## EXERCISE OBJECTIVE
Your answer should be a single number: the count of lines containing "Rebuild".

· · · · ·

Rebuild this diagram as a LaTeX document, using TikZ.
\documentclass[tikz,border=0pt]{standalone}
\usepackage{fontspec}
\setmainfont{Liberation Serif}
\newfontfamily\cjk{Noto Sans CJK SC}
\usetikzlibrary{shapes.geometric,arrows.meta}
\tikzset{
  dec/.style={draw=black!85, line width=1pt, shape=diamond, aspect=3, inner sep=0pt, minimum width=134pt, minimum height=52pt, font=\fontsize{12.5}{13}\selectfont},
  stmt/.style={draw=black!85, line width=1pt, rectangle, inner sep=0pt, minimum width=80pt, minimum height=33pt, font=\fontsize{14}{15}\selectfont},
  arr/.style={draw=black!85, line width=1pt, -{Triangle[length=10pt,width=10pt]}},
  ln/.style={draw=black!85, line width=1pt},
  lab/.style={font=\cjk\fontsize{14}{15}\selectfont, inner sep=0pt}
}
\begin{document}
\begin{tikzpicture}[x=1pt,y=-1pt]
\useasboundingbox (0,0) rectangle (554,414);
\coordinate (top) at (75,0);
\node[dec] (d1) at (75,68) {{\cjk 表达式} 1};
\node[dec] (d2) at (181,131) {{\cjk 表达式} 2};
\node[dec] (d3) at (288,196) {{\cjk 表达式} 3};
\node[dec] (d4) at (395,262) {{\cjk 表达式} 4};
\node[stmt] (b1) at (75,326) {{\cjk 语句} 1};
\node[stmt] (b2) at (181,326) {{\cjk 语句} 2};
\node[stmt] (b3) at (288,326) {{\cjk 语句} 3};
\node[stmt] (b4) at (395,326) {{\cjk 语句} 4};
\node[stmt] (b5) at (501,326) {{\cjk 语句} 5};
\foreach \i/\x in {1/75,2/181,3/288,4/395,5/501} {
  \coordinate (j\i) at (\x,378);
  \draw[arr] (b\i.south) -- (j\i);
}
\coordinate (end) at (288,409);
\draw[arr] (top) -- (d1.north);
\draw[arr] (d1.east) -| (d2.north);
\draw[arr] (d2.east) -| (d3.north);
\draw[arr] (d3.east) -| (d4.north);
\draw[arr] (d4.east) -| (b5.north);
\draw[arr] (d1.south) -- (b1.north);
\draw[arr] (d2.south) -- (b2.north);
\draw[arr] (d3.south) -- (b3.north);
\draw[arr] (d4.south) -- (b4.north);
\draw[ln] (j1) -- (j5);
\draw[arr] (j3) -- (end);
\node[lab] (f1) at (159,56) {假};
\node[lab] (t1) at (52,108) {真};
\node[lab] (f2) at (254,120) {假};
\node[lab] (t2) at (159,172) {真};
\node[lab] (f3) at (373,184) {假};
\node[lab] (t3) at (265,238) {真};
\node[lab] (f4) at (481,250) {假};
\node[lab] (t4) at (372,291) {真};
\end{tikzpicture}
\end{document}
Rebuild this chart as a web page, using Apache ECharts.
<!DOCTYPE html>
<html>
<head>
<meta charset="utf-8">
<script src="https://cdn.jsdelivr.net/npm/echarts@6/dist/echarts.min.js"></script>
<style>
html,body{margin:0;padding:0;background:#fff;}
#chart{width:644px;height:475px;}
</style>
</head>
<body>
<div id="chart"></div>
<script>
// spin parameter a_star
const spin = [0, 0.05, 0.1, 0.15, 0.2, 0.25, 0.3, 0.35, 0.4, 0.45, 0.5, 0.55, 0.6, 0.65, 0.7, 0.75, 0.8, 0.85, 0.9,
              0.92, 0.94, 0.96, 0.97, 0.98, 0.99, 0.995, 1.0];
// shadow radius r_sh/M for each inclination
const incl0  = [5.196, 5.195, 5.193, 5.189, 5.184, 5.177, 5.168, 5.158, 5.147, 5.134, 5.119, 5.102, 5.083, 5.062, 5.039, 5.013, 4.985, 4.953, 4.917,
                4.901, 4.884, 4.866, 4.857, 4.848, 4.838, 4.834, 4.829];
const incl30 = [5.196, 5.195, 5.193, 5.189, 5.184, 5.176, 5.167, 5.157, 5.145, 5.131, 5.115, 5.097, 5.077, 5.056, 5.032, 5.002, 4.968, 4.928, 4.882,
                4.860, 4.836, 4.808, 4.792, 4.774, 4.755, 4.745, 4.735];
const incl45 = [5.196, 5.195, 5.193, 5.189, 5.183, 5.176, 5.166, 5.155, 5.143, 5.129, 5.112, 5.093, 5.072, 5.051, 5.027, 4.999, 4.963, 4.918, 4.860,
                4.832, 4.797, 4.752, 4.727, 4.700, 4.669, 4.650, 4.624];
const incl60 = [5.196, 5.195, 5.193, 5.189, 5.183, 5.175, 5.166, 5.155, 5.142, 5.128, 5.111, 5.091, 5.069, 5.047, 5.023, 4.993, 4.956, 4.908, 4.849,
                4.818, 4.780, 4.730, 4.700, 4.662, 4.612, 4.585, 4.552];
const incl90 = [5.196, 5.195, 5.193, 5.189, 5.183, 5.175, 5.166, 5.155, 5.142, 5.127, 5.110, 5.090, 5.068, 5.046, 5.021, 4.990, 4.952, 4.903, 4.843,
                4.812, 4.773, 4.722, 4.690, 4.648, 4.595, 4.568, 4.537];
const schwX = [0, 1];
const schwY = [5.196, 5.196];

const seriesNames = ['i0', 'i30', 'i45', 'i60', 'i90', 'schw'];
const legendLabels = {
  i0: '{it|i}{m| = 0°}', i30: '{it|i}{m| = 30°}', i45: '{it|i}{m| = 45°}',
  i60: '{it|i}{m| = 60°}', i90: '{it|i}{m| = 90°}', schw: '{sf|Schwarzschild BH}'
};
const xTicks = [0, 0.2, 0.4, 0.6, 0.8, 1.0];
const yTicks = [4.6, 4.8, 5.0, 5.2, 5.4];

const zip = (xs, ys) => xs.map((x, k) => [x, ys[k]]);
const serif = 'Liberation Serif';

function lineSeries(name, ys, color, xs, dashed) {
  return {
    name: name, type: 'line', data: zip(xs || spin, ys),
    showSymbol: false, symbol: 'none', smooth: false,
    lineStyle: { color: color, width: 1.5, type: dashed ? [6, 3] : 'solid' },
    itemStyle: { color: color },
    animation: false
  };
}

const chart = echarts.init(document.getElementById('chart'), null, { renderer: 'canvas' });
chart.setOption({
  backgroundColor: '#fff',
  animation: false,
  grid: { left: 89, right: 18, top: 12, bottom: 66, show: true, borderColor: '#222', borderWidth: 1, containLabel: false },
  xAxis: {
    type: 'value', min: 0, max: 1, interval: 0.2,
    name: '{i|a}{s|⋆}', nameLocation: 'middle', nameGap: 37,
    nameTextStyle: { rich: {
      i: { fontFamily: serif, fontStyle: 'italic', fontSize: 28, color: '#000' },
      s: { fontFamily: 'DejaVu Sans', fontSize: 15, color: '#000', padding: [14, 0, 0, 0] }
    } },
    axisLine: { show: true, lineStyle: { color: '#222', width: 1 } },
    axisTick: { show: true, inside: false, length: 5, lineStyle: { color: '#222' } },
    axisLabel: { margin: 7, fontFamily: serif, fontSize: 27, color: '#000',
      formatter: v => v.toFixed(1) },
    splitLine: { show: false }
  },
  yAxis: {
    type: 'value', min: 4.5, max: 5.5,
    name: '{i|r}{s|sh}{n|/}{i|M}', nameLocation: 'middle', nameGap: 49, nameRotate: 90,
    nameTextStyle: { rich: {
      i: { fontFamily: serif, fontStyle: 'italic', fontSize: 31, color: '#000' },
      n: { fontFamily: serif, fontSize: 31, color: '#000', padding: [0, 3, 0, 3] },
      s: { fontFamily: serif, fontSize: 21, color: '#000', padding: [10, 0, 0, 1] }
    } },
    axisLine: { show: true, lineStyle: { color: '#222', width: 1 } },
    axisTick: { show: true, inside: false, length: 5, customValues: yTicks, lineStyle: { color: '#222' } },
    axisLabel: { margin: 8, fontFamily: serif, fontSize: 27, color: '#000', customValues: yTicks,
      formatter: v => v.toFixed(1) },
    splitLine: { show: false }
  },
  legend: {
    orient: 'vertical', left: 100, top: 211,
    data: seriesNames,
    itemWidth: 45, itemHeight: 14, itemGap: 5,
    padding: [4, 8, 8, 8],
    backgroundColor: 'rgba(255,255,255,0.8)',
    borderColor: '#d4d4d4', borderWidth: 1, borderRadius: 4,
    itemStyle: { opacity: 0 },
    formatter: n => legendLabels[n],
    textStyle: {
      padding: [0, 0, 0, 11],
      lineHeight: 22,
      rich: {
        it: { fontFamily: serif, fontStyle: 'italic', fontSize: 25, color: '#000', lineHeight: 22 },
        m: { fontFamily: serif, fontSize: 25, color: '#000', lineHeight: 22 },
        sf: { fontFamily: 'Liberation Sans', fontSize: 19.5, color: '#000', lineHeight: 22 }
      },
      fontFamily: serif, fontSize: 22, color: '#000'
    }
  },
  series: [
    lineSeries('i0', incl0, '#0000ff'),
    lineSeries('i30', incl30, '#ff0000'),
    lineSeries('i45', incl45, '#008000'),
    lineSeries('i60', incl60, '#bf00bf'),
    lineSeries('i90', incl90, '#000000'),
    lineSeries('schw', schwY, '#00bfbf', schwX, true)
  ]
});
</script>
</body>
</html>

· · · · ·

## ANSWER TO THIS EXERCISE
2